Okay, this is pretty cheesy to recycle my old posts like this, but I've realized that blogging is worth its weight in gold. (How much does blogging weigh?) Travel blogging really enriched the experience of traveling for me. I admit it must have been annoying to friends and loved ones when I kept saying things like, "Hey, an internet cafe! Can you amuse yourself for an hour while I write a post or two?"

But it connected me to the experience more deeply. Instead of collecting physical mementos, I would collect blogworthy moments and then weave them into spun out riffs of memory. (Danger -- mixed metaphor!) And rereading my blog with both photos and text takes me back there more effectively than home movies ever did.

I can't wait to do that again this summer. There will be travel blogging on these pages. Stay tuned!

 

Great minds think alike; good minds sometimes think somewhat like great ones

While I was haranguing that journalist panel about corporate penetration of the blogging world, and wishing that I could somehow take those guys down a peg for their overly narrow conception of what a blog is, Althouse was haranguing a conference of law professors at Harvard on those very topics.

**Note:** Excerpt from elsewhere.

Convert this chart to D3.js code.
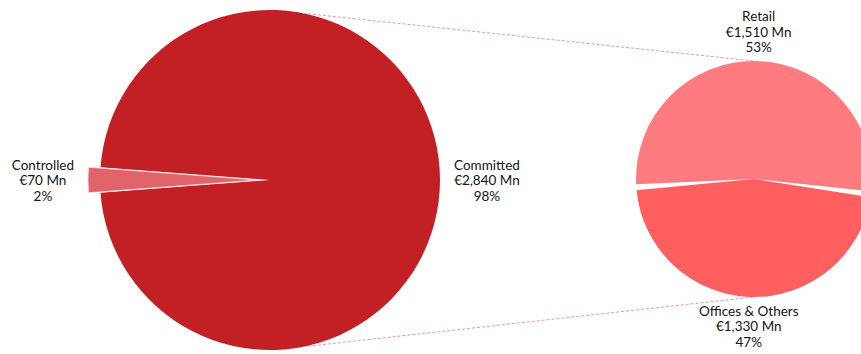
<!DOCTYPE html>
<html>
<head>
<meta charset="utf-8">
<script src="https://cdn.jsdelivr.net/npm/d3@7/dist/d3.min.js"></script>
<style>
  html, body { margin: 0; padding: 0; background: #fff; }
  svg { display: block; }
  text { font-family: Lato, "Noto Sans", sans-serif; font-size: 13.5px; fill: #141414; }
</style>
</head>
<body>
<svg id="chart" width="861" height="354"></svg>
<script>
// Main split: controlled vs committed pipeline (€ Mn)
const categories = ["Controlled", "Committed"];
const values = [70, 2840];
const colors = ["#e2646b", "#c32026"];

// Breakdown of the committed slice
const subCategories = ["Retail", "Offices & Others"];
const subValues = [1510, 1330];
const subColors = ["#ff7b7f", "#ff5f5f"];

const deg = Math.PI / 180;
const svg = d3.select("#chart");

const main = { cx: 270, cy: 180, r: 170, explode: 12 };
const sub = { cx: 754, cy: 179, r: 118, gap: 6 };

const fmtMoney = v => "€" + d3.format(",")(v) + " Mn";
const fmtPct = d3.format(".0%");

// ---- main pie: controlled slice centred on the left, pulled out
const total = d3.sum(values);
const ctrlSpan = 2 * Math.PI * values[0] / total;
const mainStart = -Math.PI / 2 - ctrlSpan / 2;
const mainPie = d3.pie().sort(null).startAngle(mainStart).endAngle(mainStart + 2 * Math.PI);
const mainArcs = mainPie(values);
const mainArc = d3.arc().innerRadius(0).outerRadius(main.r);

const gMain = svg.append("g").attr("transform", `translate(${main.cx},${main.cy})`);

// ---- sub pie: retail on top, offices below
const subTotal = d3.sum(subValues);
const retailSpan = 2 * Math.PI * subValues[0] / subTotal;
const retailMid = 1.7 * deg;
const subStart = retailMid - retailSpan / 2;
const subPie = d3.pie().sort(null).startAngle(subStart).endAngle(subStart + 2 * Math.PI);
const subArcs = subPie(subValues);
const subArc = d3.arc().innerRadius(0).outerRadius(sub.r).padAngle(sub.gap / sub.r);

// connector lines between the two pies
const connAngle = 11.2 * deg;
const pt = (c, r, a) => [c.cx + r * Math.sin(a), c.cy - r * Math.cos(a)];
const connectors = [
  [pt(main, main.r, connAngle), pt(sub, sub.r, 0)],
  [pt(main, main.r, Math.PI - connAngle), pt(sub, sub.r, Math.PI)]
];
svg.append("g").selectAll("line").data(connectors).join("line")
  .attr("x1", d => d[0][0]).attr("y1", d => d[0][1])
  .attr("x2", d => d[1][0]).attr("y2", d => d[1][1])
  .attr("stroke", "#eb96a0").attr("stroke-width", 1)
  .attr("stroke-dasharray", "3,2");

// committed slice first, then the pulled-out controlled slice on top
gMain.append("path").attr("d", mainArc(mainArcs[1])).attr("fill", colors[1]);
const ctrlMid = (mainArcs[0].startAngle + mainArcs[0].endAngle) / 2;
gMain.append("path")
  .attr("d", mainArc(mainArcs[0]))
  .attr("fill", colors[0])
  .attr("stroke", "#fbe3e4").attr("stroke-width", 0.8)
  .attr("transform", `translate(${main.explode * Math.sin(ctrlMid)},${-main.explode * Math.cos(ctrlMid)})`);

const gSub = svg.append("g").attr("transform", `translate(${sub.cx},${sub.cy})`);
gSub.selectAll("path").data(subArcs).join("path")
  .attr("d", subArc)
  .attr("fill", (d, i) => subColors[i]);

// ---- labels: three centred lines placed just outside each slice
function placeLabel(lines, c, r, angle, gap) {
  const t = svg.append("text").attr("text-anchor", "middle");
  lines.forEach((s, i) => t.append("tspan").attr("x", 0).attr("y", i * 15.5).text(s));
  const b = t.node().getBBox();
  const ax = c.cx + (r + gap) * Math.sin(angle);
  const ay = c.cy - (r + gap) * Math.cos(angle);
  const bx = ax + Math.sin(angle) * b.width / 2;
  const by = ay - Math.cos(angle) * b.height / 2;
  const tx = bx - (b.x + b.width / 2);
  const ty = by - (b.y + b.height / 2);
  t.attr("transform", `translate(${tx},${ty})`);
}

mainArcs.forEach((a, i) => {
  const mid = (a.startAngle + a.endAngle) / 2;
  const r = i === 0 ? main.r + main.explode : main.r;
  placeLabel([categories[i], fmtMoney(values[i]), fmtPct(values[i] / total)], main, r, mid, 14);
});
subArcs.forEach((a, i) => {
  const mid = (a.startAngle + a.endAngle) / 2;
  placeLabel([subCategories[i], fmtMoney(subValues[i]), fmtPct(subValues[i] / subTotal)], sub, sub.r, mid, 6);
});
</script>
</body>
</html>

She submitted a paper for the conference which deftly takes all-law-all-the-time bloggers down a peg. Althouse has a clear vision of the blog form and has resisted all kinds of pressure to turn her blog into just another boring legal periodical.

Blawgs* ... Yuck!

_______
* See here: "words like 'blawg' for 'law blog' make me want to throw up. Or at least point out that you really can't be cutesy and edgy at the same time."